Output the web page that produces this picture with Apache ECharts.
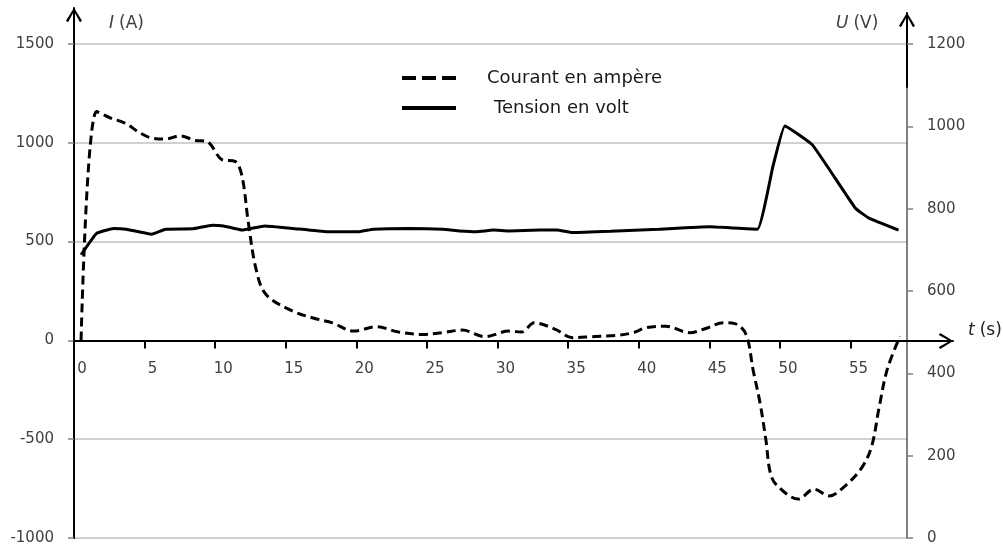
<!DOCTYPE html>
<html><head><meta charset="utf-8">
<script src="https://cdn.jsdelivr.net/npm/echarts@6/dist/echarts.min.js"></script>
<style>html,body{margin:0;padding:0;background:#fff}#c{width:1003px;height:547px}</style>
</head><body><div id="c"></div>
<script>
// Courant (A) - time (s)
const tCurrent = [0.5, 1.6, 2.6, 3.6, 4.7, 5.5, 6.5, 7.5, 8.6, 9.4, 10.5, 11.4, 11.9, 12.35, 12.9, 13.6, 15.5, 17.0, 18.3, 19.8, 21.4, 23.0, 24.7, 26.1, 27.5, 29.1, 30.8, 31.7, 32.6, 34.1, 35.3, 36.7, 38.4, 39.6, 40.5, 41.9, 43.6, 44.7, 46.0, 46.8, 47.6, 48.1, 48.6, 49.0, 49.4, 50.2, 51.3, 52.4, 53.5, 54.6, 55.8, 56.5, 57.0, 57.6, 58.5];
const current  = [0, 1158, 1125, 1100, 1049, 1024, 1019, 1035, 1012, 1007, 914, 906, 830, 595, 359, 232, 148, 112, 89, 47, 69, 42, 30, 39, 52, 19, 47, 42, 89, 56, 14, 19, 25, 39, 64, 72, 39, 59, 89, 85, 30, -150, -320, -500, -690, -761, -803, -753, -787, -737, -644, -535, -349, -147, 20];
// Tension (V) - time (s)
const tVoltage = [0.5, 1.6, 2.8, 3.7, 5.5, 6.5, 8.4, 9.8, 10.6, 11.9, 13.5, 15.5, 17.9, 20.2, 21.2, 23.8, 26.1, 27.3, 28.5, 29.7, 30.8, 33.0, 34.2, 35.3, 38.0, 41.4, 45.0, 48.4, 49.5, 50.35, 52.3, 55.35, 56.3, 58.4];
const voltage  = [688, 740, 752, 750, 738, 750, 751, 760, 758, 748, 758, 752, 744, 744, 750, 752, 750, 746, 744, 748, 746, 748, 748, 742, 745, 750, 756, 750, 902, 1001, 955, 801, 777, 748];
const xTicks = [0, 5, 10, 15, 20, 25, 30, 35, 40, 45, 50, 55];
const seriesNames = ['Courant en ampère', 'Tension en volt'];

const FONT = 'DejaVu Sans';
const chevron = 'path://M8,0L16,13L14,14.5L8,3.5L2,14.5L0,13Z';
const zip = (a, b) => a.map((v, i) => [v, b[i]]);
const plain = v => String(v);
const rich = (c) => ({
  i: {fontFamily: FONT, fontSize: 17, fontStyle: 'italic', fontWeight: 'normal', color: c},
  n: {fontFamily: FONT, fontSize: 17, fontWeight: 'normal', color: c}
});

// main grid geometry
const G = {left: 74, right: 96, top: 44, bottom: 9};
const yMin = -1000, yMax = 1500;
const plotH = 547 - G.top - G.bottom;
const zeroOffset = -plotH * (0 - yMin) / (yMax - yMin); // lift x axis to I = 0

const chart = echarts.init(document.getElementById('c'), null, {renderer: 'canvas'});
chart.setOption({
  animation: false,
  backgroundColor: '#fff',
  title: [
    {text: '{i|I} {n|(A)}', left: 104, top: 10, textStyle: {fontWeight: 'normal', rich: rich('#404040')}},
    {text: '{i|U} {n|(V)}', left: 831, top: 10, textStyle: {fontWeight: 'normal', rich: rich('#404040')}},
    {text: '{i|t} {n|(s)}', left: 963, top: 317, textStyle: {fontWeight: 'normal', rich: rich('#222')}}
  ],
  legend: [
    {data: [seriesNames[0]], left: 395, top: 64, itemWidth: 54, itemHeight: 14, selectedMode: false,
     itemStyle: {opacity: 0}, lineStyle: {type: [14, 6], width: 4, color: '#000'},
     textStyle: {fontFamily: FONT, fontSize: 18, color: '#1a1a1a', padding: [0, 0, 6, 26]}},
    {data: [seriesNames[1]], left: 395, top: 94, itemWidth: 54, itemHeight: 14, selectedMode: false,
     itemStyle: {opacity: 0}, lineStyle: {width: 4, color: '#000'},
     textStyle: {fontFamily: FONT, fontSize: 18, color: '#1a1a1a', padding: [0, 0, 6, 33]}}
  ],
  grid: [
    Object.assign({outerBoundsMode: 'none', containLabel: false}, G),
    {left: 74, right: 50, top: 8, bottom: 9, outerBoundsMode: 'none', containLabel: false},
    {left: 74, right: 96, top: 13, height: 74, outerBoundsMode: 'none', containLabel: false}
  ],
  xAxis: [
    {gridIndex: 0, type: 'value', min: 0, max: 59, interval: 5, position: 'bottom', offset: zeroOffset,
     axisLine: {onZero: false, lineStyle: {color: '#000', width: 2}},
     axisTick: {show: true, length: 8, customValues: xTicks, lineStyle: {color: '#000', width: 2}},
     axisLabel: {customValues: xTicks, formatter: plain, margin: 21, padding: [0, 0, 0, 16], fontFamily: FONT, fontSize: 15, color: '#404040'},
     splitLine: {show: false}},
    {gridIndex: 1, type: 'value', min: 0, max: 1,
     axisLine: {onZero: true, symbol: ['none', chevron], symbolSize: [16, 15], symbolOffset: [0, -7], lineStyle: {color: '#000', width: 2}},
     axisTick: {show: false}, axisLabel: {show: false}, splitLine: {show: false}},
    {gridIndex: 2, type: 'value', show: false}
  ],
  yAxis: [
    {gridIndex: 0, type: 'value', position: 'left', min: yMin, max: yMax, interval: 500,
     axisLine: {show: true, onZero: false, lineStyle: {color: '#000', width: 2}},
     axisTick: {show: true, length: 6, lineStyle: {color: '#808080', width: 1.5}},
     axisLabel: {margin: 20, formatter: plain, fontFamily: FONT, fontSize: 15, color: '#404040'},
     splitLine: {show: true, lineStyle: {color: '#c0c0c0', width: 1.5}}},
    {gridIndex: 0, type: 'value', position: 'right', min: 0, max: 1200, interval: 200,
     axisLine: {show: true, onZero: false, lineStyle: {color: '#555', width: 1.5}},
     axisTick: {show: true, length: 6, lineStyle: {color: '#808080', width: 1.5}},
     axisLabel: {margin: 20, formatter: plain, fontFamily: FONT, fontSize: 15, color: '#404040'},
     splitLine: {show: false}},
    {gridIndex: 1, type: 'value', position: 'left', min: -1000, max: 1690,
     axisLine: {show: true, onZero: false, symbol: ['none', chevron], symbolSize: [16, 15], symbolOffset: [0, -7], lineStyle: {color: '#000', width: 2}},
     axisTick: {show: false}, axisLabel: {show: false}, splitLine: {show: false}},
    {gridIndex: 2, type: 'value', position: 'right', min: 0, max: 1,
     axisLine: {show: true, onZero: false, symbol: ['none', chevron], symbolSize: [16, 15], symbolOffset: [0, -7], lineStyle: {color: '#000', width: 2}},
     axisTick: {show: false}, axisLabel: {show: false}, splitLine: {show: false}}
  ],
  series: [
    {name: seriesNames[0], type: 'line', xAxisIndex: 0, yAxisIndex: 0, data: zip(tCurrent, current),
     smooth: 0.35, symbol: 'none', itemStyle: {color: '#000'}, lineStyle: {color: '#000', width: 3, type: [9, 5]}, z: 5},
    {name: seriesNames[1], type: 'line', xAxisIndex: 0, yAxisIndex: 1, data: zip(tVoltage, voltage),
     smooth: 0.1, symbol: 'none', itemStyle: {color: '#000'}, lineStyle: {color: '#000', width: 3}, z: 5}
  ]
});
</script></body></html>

***

Set task =>
The lines from the start of the data through the line that contains "const zeroOffset = -plotH" are to be returned exactly, please, with both ends included and every picture left out.

Correct response =>
Output the web page that produces this picture with Apache ECharts.
<!DOCTYPE html>
<html><head><meta charset="utf-8">
<script src="https://cdn.jsdelivr.net/npm/echarts@6/dist/echarts.min.js"></script>
<style>html,body{margin:0;padding:0;background:#fff}#c{width:1003px;height:547px}</style>
</head><body><div id="c"></div>
<script>
// Courant (A) - time (s)
const tCurrent = [0.5, 1.6, 2.6, 3.6, 4.7, 5.5, 6.5, 7.5, 8.6, 9.4, 10.5, 11.4, 11.9, 12.35, 12.9, 13.6, 15.5, 17.0, 18.3, 19.8, 21.4, 23.0, 24.7, 26.1, 27.5, 29.1, 30.8, 31.7, 32.6, 34.1, 35.3, 36.7, 38.4, 39.6, 40.5, 41.9, 43.6, 44.7, 46.0, 46.8, 47.6, 48.1, 48.6, 49.0, 49.4, 50.2, 51.3, 52.4, 53.5, 54.6, 55.8, 56.5, 57.0, 57.6, 58.5];
const current  = [0, 1158, 1125, 1100, 1049, 1024, 1019, 1035, 1012, 1007, 914, 906, 830, 595, 359, 232, 148, 112, 89, 47, 69, 42, 30, 39, 52, 19, 47, 42, 89, 56, 14, 19, 25, 39, 64, 72, 39, 59, 89, 85, 30, -150, -320, -500, -690, -761, -803, -753, -787, -737, -644, -535, -349, -147, 20];
// Tension (V) - time (s)
const tVoltage = [0.5, 1.6, 2.8, 3.7, 5.5, 6.5, 8.4, 9.8, 10.6, 11.9, 13.5, 15.5, 17.9, 20.2, 21.2, 23.8, 26.1, 27.3, 28.5, 29.7, 30.8, 33.0, 34.2, 35.3, 38.0, 41.4, 45.0, 48.4, 49.5, 50.35, 52.3, 55.35, 56.3, 58.4];
const voltage  = [688, 740, 752, 750, 738, 750, 751, 760, 758, 748, 758, 752, 744, 744, 750, 752, 750, 746, 744, 748, 746, 748, 748, 742, 745, 750, 756, 750, 902, 1001, 955, 801, 777, 748];
const xTicks = [0, 5, 10, 15, 20, 25, 30, 35, 40, 45, 50, 55];
const seriesNames = ['Courant en ampère', 'Tension en volt'];

const FONT = 'DejaVu Sans';
const chevron = 'path://M8,0L16,13L14,14.5L8,3.5L2,14.5L0,13Z';
const zip = (a, b) => a.map((v, i) => [v, b[i]]);
const plain = v => String(v);
const rich = (c) => ({
  i: {fontFamily: FONT, fontSize: 17, fontStyle: 'italic', fontWeight: 'normal', color: c},
  n: {fontFamily: FONT, fontSize: 17, fontWeight: 'normal', color: c}
});

// main grid geometry
const G = {left: 74, right: 96, top: 44, bottom: 9};
const yMin = -1000, yMax = 1500;
const plotH = 547 - G.top - G.bottom;
const zeroOffset = -plotH * (0 - yMin) / (yMax - yMin); // lift x axis to I = 0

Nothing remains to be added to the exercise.